Air Fryer Reference
Sopes
appetizer · fresh
- Temperature
- 375 °F
- 191 °C
- Total time
- 12 min
- Four to six sopes fit a basket in a single layer; they're a few bites each once topped
- Flip at
- 6 min
- flip once
- Internal temp
- —
- use visual cue
Doneness
Done when both faces of the masa cake are golden-spotted and dry to the touch and the disc is firm and cooked through with no raw, pasty centre — about 12 minutes, flipped once. Sopes are thicker than a tortilla, so they need long enough for the middle to set; go by a firm cake and toasted surface, not an internal temperature. After cooking, pinch the rim up while still warm to make the signature raised wall that holds the toppings. Flip at the halfway mark so both sides toast evenly.
Oil & seasoning
Spray both sides lightly — a little oil helps the masa toast to golden spots and keeps the surface from drying chalky. Traditionally sopes are griddled and lightly fried; the air fryer toasts them with far less oil.

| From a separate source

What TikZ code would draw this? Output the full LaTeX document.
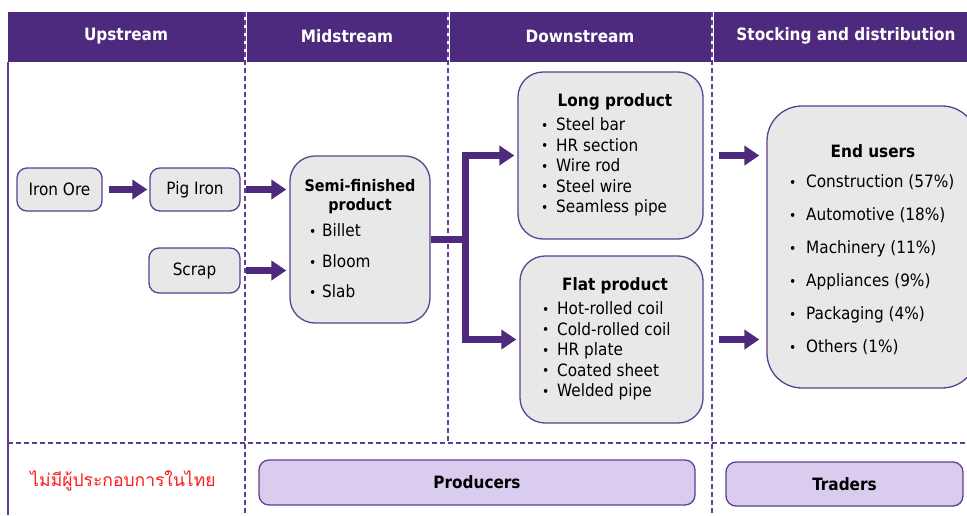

Season with: Classic: refried beans, shredded chicken or carne, lettuce, crema, queso fresco, and salsa built into the pinched rim., Vegetarian: beans, nopales or sautéed mushrooms, avocado, and crumbled cheese., Topped with chorizo, pickled onion, and a squeeze of lime., Season the masa itself with a little salt before forming the cakes..
Watch out for
- Sopes are thick — give them long enough that the centre cooks through, or you'll get a toasted surface over a raw, pasty middle.
- Pinch the raised rim while the cakes are still warm and pliable, right after the par-cook, so they hold the toppings without cracking.
- Use masa harina (nixtamalized corn flour like Maseca), not the precooked masarepa used for arepas — they're different doughs.
- Top them only after cooking; baking them under wet toppings just steams the masa soggy.
- Keep the dough moist when forming — dry masa cracks at the edges as it cooks.